Aktuelles zu den Spesen
Arbeitnehmende können für tatsächlich entstandene Verpflegungsmehraufwendungen aufgrund einer beruflich veranlassten Auswärtstätigkeit nach der Abwesenheitszeit von Wohnung und erster Tätigkeitsstätte gestaffelte Verpflegungspauschalen als Werbungskosten ansetzen oder in entsprechender Höhe einen steuerfreien Arbeitgeberersatz erhalten. Die Berücksichtigung der Pauschalen für die Verpflegungsmehraufwendungen ist im In- und Ausland auf die ersten drei Monate einer beruflichen Tätigkeit an ein und derselben Tätigkeitsstätte beschränkt.
Wird Arbeitnehmenden vom Arbeitgeber oder auf dessen Veranlassung von einem Dritten eine Mahlzeit zur Verfügung gestellt, werden die Pauschalen gekürzt, und zwar
- um 20 Prozent für ein Frühstück und
- um jeweils 40 Prozent für ein Mittag- und Abendessen.
der für die 24-stündige Abwesenheit geltenden höchsten Verpflegungspauschale.

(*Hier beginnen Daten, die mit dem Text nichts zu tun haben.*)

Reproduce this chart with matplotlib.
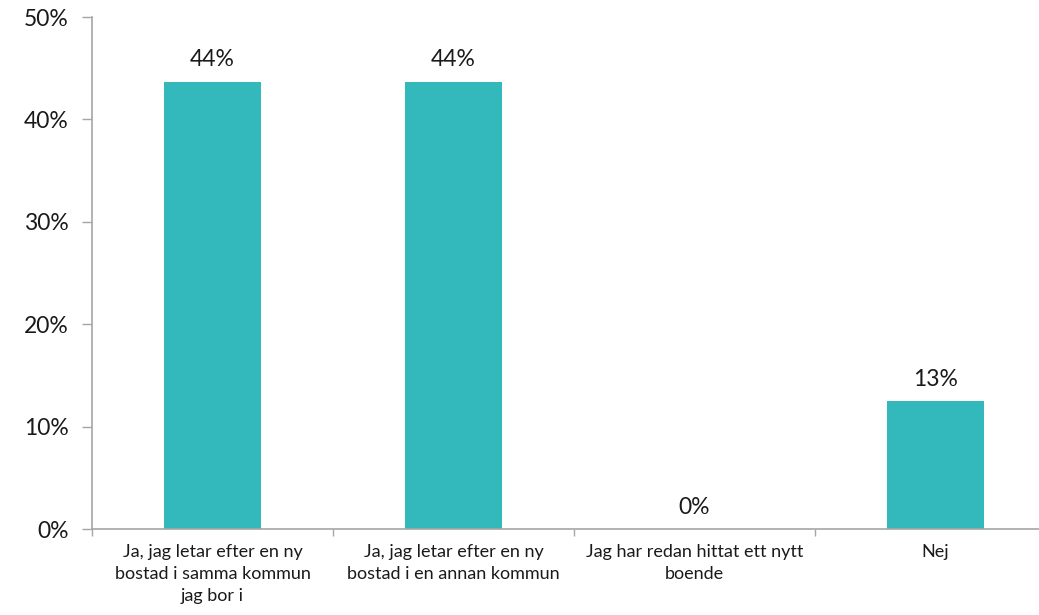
import matplotlib.pyplot as plt
import numpy as np

categories = [
    "Ja, jag letar efter en ny\nbostad i samma kommun\njag bor i",
    "Ja, jag letar efter en ny\nbostad i en annan kommun",
    "Jag har redan hittat ett nytt\nboende",
    "Nej",
]
values = [43.7, 43.7, 0.0, 12.5]
value_labels = ["44%", "44%", "0%", "13%"]
y_ticks = [0, 10, 20, 30, 40, 50]

BAR_COLOR = "#33B8BC"
AXIS_COLOR = "#A6A6A6"

plt.rcParams["font.family"] = ["Lato", "DejaVu Sans"]

fig = plt.figure(figsize=(10.39, 6.15), dpi=100)
ax = fig.add_axes([92 / 1039, 86 / 615, 964 / 1039, 512 / 615])

x = np.arange(len(categories))
ax.bar(x, values, width=0.4, color=BAR_COLOR, zorder=2)

for xi, v, lab in zip(x, values, value_labels):
    ax.annotate(lab, (xi, v), xytext=(0, 8), textcoords="offset points",
                ha="center", va="bottom", fontsize=16.5, color="#1a1a1a")

ax.set_xlim(-0.5, len(categories) - 0.5)
ax.set_ylim(0, 50)
ax.set_yticks(y_ticks)
ax.set_yticklabels([f"{t}%" for t in y_ticks], fontsize=16.5, color="#1a1a1a")

# category labels centred, ticks on the boundaries
ax.set_xticks(np.arange(len(categories) + 1) - 0.5)
ax.set_xticklabels([])
ax.set_xticks(x, minor=True)
ax.set_xticklabels(categories, minor=True, fontsize=13, color="#1a1a1a",
                   linespacing=1.45, va="top")
ax.tick_params(axis="x", which="minor", length=0, pad=11)
ax.tick_params(axis="x", which="major", length=5, width=1, color=AXIS_COLOR)
ax.tick_params(axis="y", length=7, width=1, color=AXIS_COLOR, pad=10)

for side in ("top", "right"):
    ax.spines[side].set_visible(False)
for side in ("left", "bottom"):
    ax.spines[side].set_color(AXIS_COLOR)
    ax.spines[side].set_linewidth(1.2)

fig.savefig("out.png", dpi=100)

Steht Arbeitnehmern keine Verpflegungspauschale zu (z. B. weil die Tätigkeit weniger als 8 Stunden beträgt oder die sog. Dreimonatsfrist abgelaufen ist), so ist eine Versteuerung der Mahlzeit mit dem Sachbezugswert vorzunehmen.

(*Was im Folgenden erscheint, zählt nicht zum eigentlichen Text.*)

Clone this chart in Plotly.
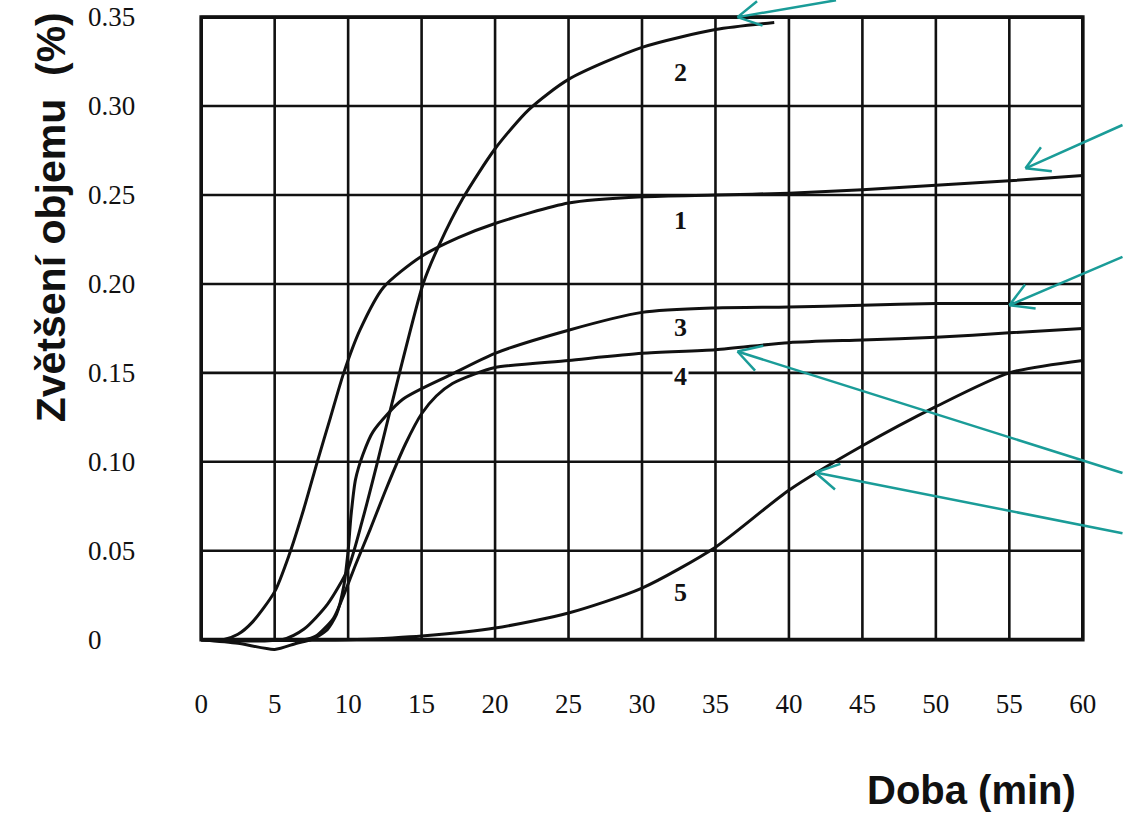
import math
import plotly.graph_objects as go

# Swelling curves: time (min) vs. volume increase (%)
t1 = [0, 1.5, 2.5, 3.5, 5, 6, 7, 7.9, 8.8, 9.7, 10.8, 12.4, 14.9, 17.5, 20, 25, 30, 35, 40, 45, 50, 55, 60]
v1 = [0, 0, 0.003, 0.01, 0.027, 0.048, 0.074, 0.1, 0.125, 0.15, 0.174, 0.198, 0.215, 0.226, 0.234, 0.2455,
      0.249, 0.25, 0.251, 0.253, 0.2555, 0.258, 0.261]

t2 = [0, 5.5, 7, 8.6, 10, 11, 12, 13.5, 15.1, 16.2, 17.8, 20, 22.3, 25, 30, 35, 39]
v2 = [0, 0, 0.006, 0.02, 0.04, 0.068, 0.1, 0.15, 0.2, 0.222, 0.248, 0.276, 0.298, 0.315, 0.333, 0.343, 0.347]

t3 = [0, 2.5, 5, 6.5, 7.5, 8.5, 9.2, 9.7, 10.0, 10.2, 10.5, 11.0, 11.7, 13.7, 17, 20, 25, 30, 35, 40, 45, 50, 55, 60]
v3 = [0, -0.002, -0.0055, -0.002, 0, 0.005, 0.014, 0.03, 0.05, 0.07, 0.09, 0.104, 0.117, 0.135, 0.149, 0.161,
      0.174, 0.184, 0.1865, 0.187, 0.188, 0.189, 0.189, 0.189]

t4 = [0, 7, 7.8, 9.0, 9.7, 10.5, 11.5, 12.6, 13.9, 15, 16, 17.1, 18.5, 20, 25, 30, 35, 40, 45, 50, 55, 60]
v4 = [0, 0, 0.002, 0.012, 0.025, 0.042, 0.062, 0.085, 0.11, 0.127, 0.137, 0.144, 0.149, 0.153, 0.157, 0.161,
      0.163, 0.167, 0.1685, 0.17, 0.1725, 0.175]

t5 = [0, 10, 13, 15, 20, 25, 30, 35, 40, 45, 50, 55, 60]
v5 = [0, 0, 0.001, 0.002, 0.0065, 0.015, 0.029, 0.052, 0.084, 0.109, 0.131, 0.15, 0.157]

curve_names = ["1", "2", "3", "4", "5"]

# Curve number labels (time, value)
label_t = [32.6, 32.6, 32.6, 32.6, 32.6]
label_v = [0.2354, 0.319, 0.1753, 0.148, 0.0264]

# Axis ticks
x_ticks = [0, 5, 10, 15, 20, 25, 30, 35, 40, 45, 50, 55, 60]
x_ticktext = ["0", "5", "10", "15", "20", "25", "30", "35", "40", "45", "50", "55", "60"]
y_ticks = [0, 0.05, 0.10, 0.15, 0.20, 0.25, 0.30, 0.35]
y_ticktext = ["0", "0.05", "0.10", "0.15", "0.20", "0.25", "0.30", "0.35"]

# Pointer arrows: tip (time, value) and tail offset in pixels
arrow_tip_t = [36.5, 56.1, 55.0, 36.5, 41.8]
arrow_tip_v = [0.35, 0.265, 0.188, 0.162, 0.094]
arrow_dx = [100, 100, 116, 390, 312]
arrow_dy = [-20, -44, -49, 122, 61]

INK = "#111111"
TEAL = "#1a9c98"

fig = go.Figure()

for t, v in zip([t1, t2, t3, t4, t5], [v1, v2, v3, v4, v5]):
    fig.add_trace(go.Scatter(
        x=t, y=v, mode="lines",
        line=dict(color=INK, width=3, shape="spline", smoothing=0.7),
        hoverinfo="skip", showlegend=False,
    ))

shapes = []
# grid
for xv in x_ticks:
    shapes.append(dict(type="line", xref="x", yref="y", x0=xv, x1=xv, y0=0, y1=0.35,
                       line=dict(color=INK, width=2.6), layer="below"))
for yv in y_ticks:
    shapes.append(dict(type="line", xref="x", yref="y", x0=0, x1=60, y0=yv, y1=yv,
                       line=dict(color=INK, width=2.6), layer="below"))
# frame
shapes.append(dict(type="rect", xref="x", yref="y", x0=0, x1=60, y0=0, y1=0.35,
                   line=dict(color=INK, width=3.6), layer="below"))

annotations = []
for yv, txt in zip(y_ticks, y_ticktext):
    annotations.append(dict(x=-0.1275, xref="paper", y=yv, yref="y", text=txt, showarrow=False,
                            xanchor="left", yanchor="middle",
                            font=dict(family="Liberation Serif", size=27, color=INK)))

for name, lt, lv in zip(curve_names, label_t, label_v):
    annotations.append(dict(x=lt, y=lv, xref="x", yref="y", text="<b>%s</b>" % name, showarrow=False,
                            xanchor="center", yanchor="middle",
                            bgcolor="white" if name == "4" else None, borderpad=1,
                            font=dict(family="Liberation Serif", size=26, color=INK)))

for tt, tv, dx, dy in zip(arrow_tip_t, arrow_tip_v, arrow_dx, arrow_dy):
    annotations.append(dict(x=tt, y=tv, xref="x", yref="y", ax=dx, ay=dy, text="",
                            showarrow=True, arrowhead=0, arrowwidth=2.5, arrowcolor=TEAL,
                            standoff=0, startstandoff=0))
    ang = math.atan2(dy, dx)
    for sgn in (1, -1):
        a = ang + sgn * math.radians(30)
        annotations.append(dict(x=tt, y=tv, xref="x", yref="y",
                                ax=28 * math.cos(a), ay=28 * math.sin(a), text="",
                                showarrow=True, arrowhead=0, arrowwidth=2.5, arrowcolor=TEAL,
                                standoff=0, startstandoff=0))

annotations.append(dict(x=-0.167, y=0.683, xref="paper", yref="paper", text="<b>Zvětšení objemu  (%)</b>",
                        textangle=-90, showarrow=False, xanchor="center", yanchor="middle",
                        font=dict(family="Liberation Sans", size=41, color=INK)))
annotations.append(dict(x=0.872, y=-0.214, xref="paper", yref="paper", text="<b>Doba (min)</b>",
                        showarrow=False, xanchor="center", yanchor="middle",
                        font=dict(family="Liberation Sans", size=40, color=INK)))

fig.update_layout(
    width=1124, height=815,
    margin=dict(l=199, r=39, t=15, b=162),
    paper_bgcolor="white", plot_bgcolor="white",
    shapes=shapes, annotations=annotations,
    xaxis=dict(range=[-0.15, 60.15], showgrid=False, zeroline=False, showline=False,
               tickmode="array", tickvals=x_ticks, ticktext=x_ticktext, ticks="",
               ticklabelstandoff=32, automargin=False,
               tickfont=dict(family="Liberation Serif", size=27, color=INK)),
    yaxis=dict(range=[-0.0075, 0.3512], showgrid=False, zeroline=False, showline=False,
               showticklabels=False, automargin=False),
)

fig.write_html("out.html")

Reisekosten: Letzte Änderungen
Für eintägige auswärtige Tätigkeiten ohne Übernachtung kann ab einer Abwesenheit von mehr als acht Stunden von der Wohnung und der ersten Tätigkeitsstätte eine Pauschale von 14 Euro berücksichtigt werden. Für die Kalendertage, an denen Arbeitnehmer 24 Stunden abwesend sind, kann eine Pauschale von 28 Euro vom Arbeitgeber steuerfrei ersetzt bzw. als Werbungskosten in der Steuererklärung geltend gemacht werden (§ 9 Abs. 4a Satz 3 Nr. 1 EStG). Für den An- und Abreisetag einer solchen mehrtägigen auswärtigen Tätigkeit kann eine Pauschale von jeweils 14 Euro steuerlich angesetzt werden (§ 9 Abs. 4a Satz 3 Nr. 2 EStG). Eine zwischenzeitlich geplante Erhöhung der Pauschalen ab 2024 ist gesetzlich gescheitert.

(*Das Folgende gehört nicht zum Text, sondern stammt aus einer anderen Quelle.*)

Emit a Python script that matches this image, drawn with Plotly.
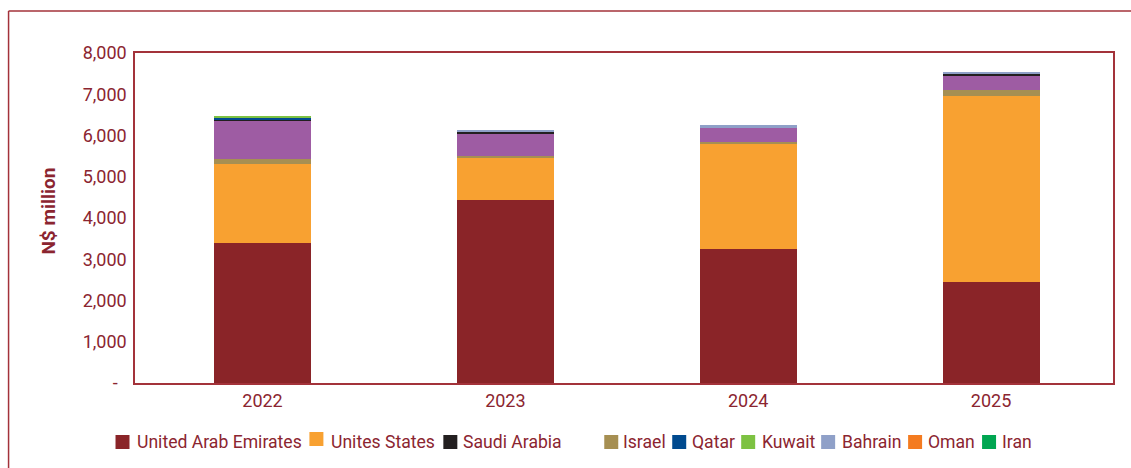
import plotly.graph_objects as go

# ---- data (N$ million) ----
years = ["2022", "2023", "2024", "2025"]
uae = [3390, 4440, 3240, 2460]
usa = [1930, 1020, 2560, 4490]
israel = [100, 50, 50, 150]
other = [950, 540, 340, 365]
saudi = [20, 25, 0, 25]
qatar = [25, 0, 0, 0]
kuwait = [50, 0, 0, 0]
bahrain = [0, 70, 70, 50]
oman = [0, 0, 0, 0]
iran = [0, 0, 0, 0]

y_ticks = [0, 1000, 2000, 3000, 4000, 5000, 6000, 7000, 8000]
y_ticktext = ["-\u00a0\u00a0"] + [f"{v:,}" for v in y_ticks[1:]]

# stacking order (bottom to top): name, values, colour, shown in legend
stack = [
    ("United Arab Emirates", uae, "#8A2428", True),
    ("Unites States", usa, "#F8A131", True),
    ("Israel", israel, "#A68F52", True),
    ("Other", other, "#9E5CA3", False),
    ("Saudi Arabia", saudi, "#231F20", True),
    ("Qatar", qatar, "#004A8F", True),
    ("Kuwait", kuwait, "#7DC242", True),
    ("Bahrain", bahrain, "#8FA0C8", True),
    ("Oman", oman, "#F47B20", True),
    ("Iran", iran, "#00A651", True),
]
legend_order = ["United Arab Emirates", "Unites States", "Saudi Arabia", "Israel",
                "Qatar", "Kuwait", "Bahrain", "Oman", "Iran"]

TEXT = "#8B2530"
LINE = "#A3323A"
FONT = "Roboto, Arial, sans-serif"

W, H = 1131, 468
M_L, M_R, M_T, M_B = 134.5, 18, 53, 85
PW, PH = W - M_L - M_R, H - M_T - M_B


def px_x(p):
    return (p - M_L) / PW


def px_y(p):
    return (H - M_B - p) / PH


fig = go.Figure()
for name, vals, col, _ in stack:
    fig.add_trace(go.Bar(x=years, y=vals, name=name, marker_color=col,
                         marker_line_width=0, width=0.4, showlegend=False))

# legend drawn as swatches + labels in a single row under the axis
legend_pos = {  # name: (swatch left px, swatch top px, label left px)
    "United Arab Emirates": (115, 435, 135),
    "Unites States": (309, 432, 330),
    "Saudi Arabia": (443, 435, 462),
    "Israel": (604, 435, 622),
    "Qatar": (672, 435, 691),
    "Kuwait": (741, 435, 761),
    "Bahrain": (821, 435, 841),
    "Oman": (908, 435, 927),
    "Iran": (982, 435, 1001),
}
colors = {name: col for name, _, col, _ in stack}
shapes = []
annotations = []
for name in legend_order:
    sx, sy, tx = legend_pos[name]
    shapes.append(dict(type="rect", xref="paper", yref="paper",
                       x0=px_x(sx), x1=px_x(sx + 14), y0=px_y(sy + 14), y1=px_y(sy),
                       fillcolor=colors[name], line_width=0))
    annotations.append(dict(text=name, xref="paper", yref="paper",
                            x=px_x(tx - 1), y=px_y(442), xanchor="left", yanchor="middle",
                            showarrow=False, font=dict(family=FONT, size=17.6, color=TEXT)))

# outer frame (top and left edges)
shapes.append(dict(type="line", xref="paper", yref="paper",
                   x0=px_x(8), x1=px_x(1140), y0=px_y(11), y1=px_y(11),
                   line=dict(color=LINE, width=1.5)))
shapes.append(dict(type="line", xref="paper", yref="paper",
                   x0=px_x(8), x1=px_x(8), y0=px_y(11), y1=px_y(480),
                   line=dict(color=LINE, width=1.5)))

annotations.append(dict(text="<b>N$ million</b>", xref="paper", yref="paper",
                        x=px_x(47), y=px_y(211), textangle=-90,
                        xanchor="center", yanchor="middle", showarrow=False,
                        font=dict(family=FONT, size=19, color=TEXT)))

fig.update_layout(
    barmode="stack",
    width=W, height=H,
    margin=dict(l=M_L, r=M_R, t=M_T, b=M_B, pad=0),
    paper_bgcolor="white", plot_bgcolor="white",
    font=dict(family=FONT, color=TEXT),
    shapes=shapes,
    annotations=annotations,
    xaxis=dict(type="category", range=[-0.525, 3.502], showgrid=False,
               showline=True, linecolor=LINE, linewidth=1.5, mirror=True,
               ticks="outside", ticklen=1, tickcolor="rgba(0,0,0,0)",
               tickfont=dict(family=FONT, size=18, color=TEXT)),
    yaxis=dict(range=[0, 8000], tickvals=y_ticks, ticktext=y_ticktext,
               showgrid=False, zeroline=False,
               showline=True, linecolor=LINE, linewidth=1.5, mirror=True,
               ticks="outside", ticklen=3, tickcolor="rgba(0,0,0,0)",
               tickfont=dict(family=FONT, size=18, color=TEXT)),
)

fig.write_html("out.html")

Zu den je nach Staat unterschiedlichen Pauschalen für Auslandstätigkeiten gibt das BMF im Regelfall jährlich geänderte Tabellen heraus (für 2024: BMF-Schreiben vom 21. November 2023 – IV C 5 – S 2353/19/10010 :005).
Bei Mahlzeitengestellung ergibt sich für Auswärtstätigkeiten im Inland eine Kürzung der jeweils zustehenden Verpflegungspauschale um 5,60 Euro für ein Frühstück und jeweils 11,20 Euro für ein Mittag- und Abendessen. Im Ausland hängen die Kürzungen von der jeweiligen höchsten Verpflegungspauschale ab.
Beispiel 1: Eine Mitarbeiterin ist von 9.00 Uhr bis 18.00 Uhr auswärts bei verschiedenen Kunden im Inland beruflich tätig. In der Mittagspause kauft sie sich eine Pizza und ein Wasser für 8 Euro. Weil sie anlässlich einer eintägigen beruflichen Auswärtstätigkeit mehr als acht Stunden von ihrer Wohnung abwesend ist, kann sie grundsätzlich eine Verpflegungspauschale von 14 Euro beanspruchen. Würde sie die Rechnung für die mittags verzehrte Pizza und das Wasser ihrem Arbeitgeber vorlegen und erstattet bekommen, könnte sie nur noch eine gekürzte Verpflegungspauschale von 2,80 Euro (14 Euro – 11,20 Euro) beanspruchen.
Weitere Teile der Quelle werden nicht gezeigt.